The loop looks correct. I would recommend not to use the .data attribute and if necessary wrap the code in a with torch.no_grad() block.

1 Like

Thanks, @ptrblck,

Will .data create some problem? Is there something I should know?

Thanks!

Yes, the usage of the .data attribute is not recommended, as it might yield unwanted side effects.
Autograd won’t be able to track this operation and will thus not be able to raise a proper error, if your manipulation is incorrect (e.g. by changing the underlying data while the computation graph used the original tensors).
If you don’t want to track this operation, warp it in the no_grad() guard.

2 Likes

In the case we use a loss function whose attribute reduction is equal to 'mean', shouldn’t av_counter be outside the batch loop ?
Also, I don’t understand why the counter is inside the parameters() loop. Why should we divide each gradient by the number of layers in the case of a neural network ?

@ptrblck I have similar question, does averaging out the gradient of every batch is a good representation of model parameters? My case is I would like to use the gradient of one model as a reference for further computation in another model. So If i store the gradient after every backward() and average it out in the end. Does this represent gradient of entire model ? ( is it similar to calculating gradient had i passed entire dataset in one batch?)

No, as the gradient does not represent the parameters but the updates performed by the optimizer on the parameters.

It depends if you want to update the parameters after each backward() call.
If so, then the average of the gradients will not represent the gradient calculated using the entire dataset as the parameters were updated between each step.
Also, if your model contains e.g. batchnorm layers the normalization will be different in training mode as the batch stats will be used which will be different using the entire dataset vs. small batches.

Thank you for the quick reply @ptrblck

I am trying to store the gradients of the entire model. The code is given below:

  for step, batch in enumerate(train_dataloader): 
    outputs = model(**batch)
    loss = outputs.loss
    loss = loss / args.gradient_accumulation_steps
    accelerator.backward(loss)
    progress_bar.update(1)
    progress_bar.set_postfix(loss=round(loss.item(), 3))
    del outputs
    gc.collect()
    torch.cuda.empty_cache()
    
    if (step+1) % args.gradient_accumulation_steps == 0 or (step+1) == len(train_dataloader):
        optimizer.step()
        scheduler.step()
        optimizer.zero_grad()
 reference_gradient = [ p.grad.view(-1) if p.grad is not None else torch.zeros(p.numel()) for n, p in 
 model.named_parameters()]
 reference_gradient = torch.cat(reference_gradient)

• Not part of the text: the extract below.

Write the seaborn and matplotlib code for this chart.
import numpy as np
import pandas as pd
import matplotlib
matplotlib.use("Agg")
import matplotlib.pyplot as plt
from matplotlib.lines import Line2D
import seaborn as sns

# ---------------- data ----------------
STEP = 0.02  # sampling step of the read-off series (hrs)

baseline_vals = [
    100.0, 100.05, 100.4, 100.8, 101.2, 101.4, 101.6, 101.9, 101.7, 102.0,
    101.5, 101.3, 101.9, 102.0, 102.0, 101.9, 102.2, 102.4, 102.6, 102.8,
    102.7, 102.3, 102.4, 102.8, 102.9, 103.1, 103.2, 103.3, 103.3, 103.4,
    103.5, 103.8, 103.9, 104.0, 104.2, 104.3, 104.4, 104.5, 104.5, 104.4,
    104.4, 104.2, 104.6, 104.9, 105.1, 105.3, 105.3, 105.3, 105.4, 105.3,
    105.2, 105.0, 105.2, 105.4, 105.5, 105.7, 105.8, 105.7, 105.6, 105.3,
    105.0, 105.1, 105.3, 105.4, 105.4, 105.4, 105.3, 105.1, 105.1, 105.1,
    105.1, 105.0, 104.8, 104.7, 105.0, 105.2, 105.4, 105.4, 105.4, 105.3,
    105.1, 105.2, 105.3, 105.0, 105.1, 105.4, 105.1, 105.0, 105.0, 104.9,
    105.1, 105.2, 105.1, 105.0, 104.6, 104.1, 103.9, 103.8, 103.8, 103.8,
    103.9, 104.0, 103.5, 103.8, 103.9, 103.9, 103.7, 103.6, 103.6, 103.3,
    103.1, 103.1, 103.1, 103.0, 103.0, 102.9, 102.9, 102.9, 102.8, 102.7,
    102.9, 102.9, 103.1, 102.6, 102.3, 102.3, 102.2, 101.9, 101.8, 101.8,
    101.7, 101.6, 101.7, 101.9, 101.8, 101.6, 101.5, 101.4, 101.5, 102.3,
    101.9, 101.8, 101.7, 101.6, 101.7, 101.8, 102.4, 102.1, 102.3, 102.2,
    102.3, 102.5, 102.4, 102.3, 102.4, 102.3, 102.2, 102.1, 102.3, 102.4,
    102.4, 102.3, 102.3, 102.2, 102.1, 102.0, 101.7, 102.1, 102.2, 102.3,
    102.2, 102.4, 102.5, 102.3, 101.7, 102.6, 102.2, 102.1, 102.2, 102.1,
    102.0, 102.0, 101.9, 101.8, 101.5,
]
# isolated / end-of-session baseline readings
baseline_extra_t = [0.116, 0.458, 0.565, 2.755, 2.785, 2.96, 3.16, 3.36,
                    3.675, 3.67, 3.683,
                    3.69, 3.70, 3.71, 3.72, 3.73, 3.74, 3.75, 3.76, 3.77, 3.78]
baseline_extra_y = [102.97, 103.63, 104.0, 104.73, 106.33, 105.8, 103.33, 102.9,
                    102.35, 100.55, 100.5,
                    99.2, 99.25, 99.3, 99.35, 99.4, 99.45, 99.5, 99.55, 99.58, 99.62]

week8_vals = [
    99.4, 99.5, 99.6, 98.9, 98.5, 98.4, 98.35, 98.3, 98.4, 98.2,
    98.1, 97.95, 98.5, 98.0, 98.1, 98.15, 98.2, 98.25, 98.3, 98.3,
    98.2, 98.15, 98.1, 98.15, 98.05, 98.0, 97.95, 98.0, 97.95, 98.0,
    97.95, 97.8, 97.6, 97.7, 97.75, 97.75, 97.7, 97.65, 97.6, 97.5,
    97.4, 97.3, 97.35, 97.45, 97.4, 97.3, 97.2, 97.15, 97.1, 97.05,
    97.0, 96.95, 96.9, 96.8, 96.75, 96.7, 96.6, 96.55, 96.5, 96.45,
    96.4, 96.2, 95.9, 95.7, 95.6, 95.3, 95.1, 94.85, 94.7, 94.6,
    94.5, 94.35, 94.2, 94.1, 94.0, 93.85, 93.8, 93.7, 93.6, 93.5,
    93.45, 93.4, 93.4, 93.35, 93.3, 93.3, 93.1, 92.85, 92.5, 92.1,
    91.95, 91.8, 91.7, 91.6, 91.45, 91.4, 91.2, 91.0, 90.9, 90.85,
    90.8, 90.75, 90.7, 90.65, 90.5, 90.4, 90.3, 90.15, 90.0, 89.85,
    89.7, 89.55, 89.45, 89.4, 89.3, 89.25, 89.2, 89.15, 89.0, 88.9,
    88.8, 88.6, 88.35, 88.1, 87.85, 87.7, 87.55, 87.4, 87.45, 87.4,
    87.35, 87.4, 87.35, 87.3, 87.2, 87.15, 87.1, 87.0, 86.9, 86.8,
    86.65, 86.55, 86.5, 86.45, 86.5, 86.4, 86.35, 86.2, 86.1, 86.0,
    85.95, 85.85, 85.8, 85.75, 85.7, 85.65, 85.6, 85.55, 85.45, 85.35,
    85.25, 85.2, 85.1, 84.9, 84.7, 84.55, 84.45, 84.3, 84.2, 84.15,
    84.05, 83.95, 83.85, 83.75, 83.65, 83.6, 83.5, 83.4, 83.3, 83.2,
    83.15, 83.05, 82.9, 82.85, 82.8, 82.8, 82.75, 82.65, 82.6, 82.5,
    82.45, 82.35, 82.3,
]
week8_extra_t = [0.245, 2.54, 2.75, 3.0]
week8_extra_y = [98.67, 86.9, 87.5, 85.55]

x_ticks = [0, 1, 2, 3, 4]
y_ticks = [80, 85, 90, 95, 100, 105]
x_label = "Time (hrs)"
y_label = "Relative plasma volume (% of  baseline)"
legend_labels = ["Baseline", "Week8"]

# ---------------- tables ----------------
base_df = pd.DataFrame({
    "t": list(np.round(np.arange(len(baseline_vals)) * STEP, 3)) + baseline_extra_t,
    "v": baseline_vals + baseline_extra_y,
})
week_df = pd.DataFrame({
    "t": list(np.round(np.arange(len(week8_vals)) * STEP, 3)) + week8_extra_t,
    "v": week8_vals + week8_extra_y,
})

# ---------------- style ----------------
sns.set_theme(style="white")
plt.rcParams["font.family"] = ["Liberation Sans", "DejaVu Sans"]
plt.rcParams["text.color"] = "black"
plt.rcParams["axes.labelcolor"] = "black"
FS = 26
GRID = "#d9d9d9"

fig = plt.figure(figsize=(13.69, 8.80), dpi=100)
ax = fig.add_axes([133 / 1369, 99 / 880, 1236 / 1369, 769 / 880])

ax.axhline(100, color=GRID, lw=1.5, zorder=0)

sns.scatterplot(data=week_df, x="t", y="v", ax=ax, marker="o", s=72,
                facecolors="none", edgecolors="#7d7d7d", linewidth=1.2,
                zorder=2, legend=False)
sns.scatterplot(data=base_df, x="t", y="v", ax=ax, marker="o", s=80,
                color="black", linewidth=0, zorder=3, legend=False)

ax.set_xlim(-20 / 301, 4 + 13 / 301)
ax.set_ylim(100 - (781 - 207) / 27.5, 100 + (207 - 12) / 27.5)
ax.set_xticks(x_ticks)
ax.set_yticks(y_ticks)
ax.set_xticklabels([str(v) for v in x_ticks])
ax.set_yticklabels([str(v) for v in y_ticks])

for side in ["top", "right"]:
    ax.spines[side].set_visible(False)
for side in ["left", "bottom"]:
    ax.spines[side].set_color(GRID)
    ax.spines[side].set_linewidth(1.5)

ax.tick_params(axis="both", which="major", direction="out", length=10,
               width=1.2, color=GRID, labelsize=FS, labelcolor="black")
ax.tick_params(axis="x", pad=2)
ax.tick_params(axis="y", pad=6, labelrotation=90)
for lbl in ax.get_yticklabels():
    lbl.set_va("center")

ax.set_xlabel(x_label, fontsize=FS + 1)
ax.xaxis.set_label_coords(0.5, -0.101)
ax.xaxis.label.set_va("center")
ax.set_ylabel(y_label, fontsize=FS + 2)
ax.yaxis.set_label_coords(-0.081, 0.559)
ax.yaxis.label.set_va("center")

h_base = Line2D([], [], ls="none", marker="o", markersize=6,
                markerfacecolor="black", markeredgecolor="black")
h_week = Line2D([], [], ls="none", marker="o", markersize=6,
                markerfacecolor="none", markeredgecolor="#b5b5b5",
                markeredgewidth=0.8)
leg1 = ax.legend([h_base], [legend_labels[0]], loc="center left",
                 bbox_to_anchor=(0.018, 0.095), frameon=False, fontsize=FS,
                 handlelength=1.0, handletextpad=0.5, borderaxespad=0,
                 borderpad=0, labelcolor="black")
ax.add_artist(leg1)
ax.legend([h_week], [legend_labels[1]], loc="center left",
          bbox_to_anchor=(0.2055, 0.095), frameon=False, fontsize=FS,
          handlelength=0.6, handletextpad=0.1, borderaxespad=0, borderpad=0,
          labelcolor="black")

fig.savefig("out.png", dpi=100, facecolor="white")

My intension is to store the model parameters of entire model to used it for further calculation in another model. But I have 2 questions here,

  1. Here the reference_gradient variable always returns 0, I understand that this happens because, optimizer.zero_grad() is called after every gradient.accumulation steps, and all the gradients are set to 0.
  2. How can I store the model parameters of the entire model?
  1. It seems the .grad attribute might either be None and the gradients are never calculated or more likely you are trying to store the reference gradients after calling optimizer.zero_grad() and are explicitly zeroing out the gradients.

  2. You could store the state_dict of the model.

I tried storing the state_dict of the model @ptrblck

torch.save(unwrapped_model.state_dict(),“test.pt”)

However, on loading the model, and calculating the reference gradient, it has all tensors set to 0

import torch
model = torch.load(“test.pt”)
reference_gradient = [ p.grad.view(-1) if p.grad is not None else torch.zeros(p.numel()) for n, p in model.named_parameters()]
reference_gradient = torch.cat(reference_gradient)

output : tensor([0., 0., 0., …, 0., 0., 0.]) Could you please correct me, i might be missing something

The state_dict will contain all registered parameters and buffers, but not the gradients.
If you want to store the gradients, your previous approach should work in creating e.g. a list or dict and store the gradients there. Just make sure you are not zeroing them out before storing.